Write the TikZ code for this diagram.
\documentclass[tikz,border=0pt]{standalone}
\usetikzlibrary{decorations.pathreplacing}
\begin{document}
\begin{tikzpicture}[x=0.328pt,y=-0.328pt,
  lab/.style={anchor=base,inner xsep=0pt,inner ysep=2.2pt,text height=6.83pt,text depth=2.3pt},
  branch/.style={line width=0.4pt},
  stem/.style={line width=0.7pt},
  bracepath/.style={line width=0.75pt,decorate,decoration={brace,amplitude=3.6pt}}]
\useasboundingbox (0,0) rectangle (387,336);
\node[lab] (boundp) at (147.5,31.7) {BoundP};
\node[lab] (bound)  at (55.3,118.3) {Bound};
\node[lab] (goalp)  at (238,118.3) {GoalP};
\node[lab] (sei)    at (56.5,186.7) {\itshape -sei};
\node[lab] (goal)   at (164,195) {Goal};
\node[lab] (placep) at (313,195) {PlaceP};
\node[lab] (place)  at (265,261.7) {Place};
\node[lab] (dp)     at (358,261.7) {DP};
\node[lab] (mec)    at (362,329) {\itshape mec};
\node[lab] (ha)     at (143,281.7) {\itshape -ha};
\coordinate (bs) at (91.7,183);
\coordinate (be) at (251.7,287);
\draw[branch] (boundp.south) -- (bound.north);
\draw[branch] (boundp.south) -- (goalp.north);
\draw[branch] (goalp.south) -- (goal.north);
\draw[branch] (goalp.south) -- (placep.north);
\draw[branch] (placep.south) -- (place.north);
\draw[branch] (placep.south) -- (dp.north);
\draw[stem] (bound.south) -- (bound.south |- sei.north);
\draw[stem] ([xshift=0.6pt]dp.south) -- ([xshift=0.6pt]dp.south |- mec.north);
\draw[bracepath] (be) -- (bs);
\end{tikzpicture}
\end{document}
──────────────────────────────
Give back the whole listing, word for word.

Write the TikZ code for this diagram.
\documentclass[tikz,border=0pt]{standalone}
\usetikzlibrary{decorations.pathreplacing}
\begin{document}
\begin{tikzpicture}[x=0.328pt,y=-0.328pt,
  lab/.style={anchor=base,inner xsep=0pt,inner ysep=2.2pt,text height=6.83pt,text depth=2.3pt},
  branch/.style={line width=0.4pt},
  stem/.style={line width=0.7pt},
  bracepath/.style={line width=0.75pt,decorate,decoration={brace,amplitude=3.6pt}}]
\useasboundingbox (0,0) rectangle (387,336);
\node[lab] (boundp) at (147.5,31.7) {BoundP};
\node[lab] (bound)  at (55.3,118.3) {Bound};
\node[lab] (goalp)  at (238,118.3) {GoalP};
\node[lab] (sei)    at (56.5,186.7) {\itshape -sei};
\node[lab] (goal)   at (164,195) {Goal};
\node[lab] (placep) at (313,195) {PlaceP};
\node[lab] (place)  at (265,261.7) {Place};
\node[lab] (dp)     at (358,261.7) {DP};
\node[lab] (mec)    at (362,329) {\itshape mec};
\node[lab] (ha)     at (143,281.7) {\itshape -ha};
\coordinate (bs) at (91.7,183);
\coordinate (be) at (251.7,287);
\draw[branch] (boundp.south) -- (bound.north);
\draw[branch] (boundp.south) -- (goalp.north);
\draw[branch] (goalp.south) -- (goal.north);
\draw[branch] (goalp.south) -- (placep.north);
\draw[branch] (placep.south) -- (place.north);
\draw[branch] (placep.south) -- (dp.north);
\draw[stem] (bound.south) -- (bound.south |- sei.north);
\draw[stem] ([xshift=0.6pt]dp.south) -- ([xshift=0.6pt]dp.south |- mec.north);
\draw[bracepath] (be) -- (bs);
\end{tikzpicture}
\end{document}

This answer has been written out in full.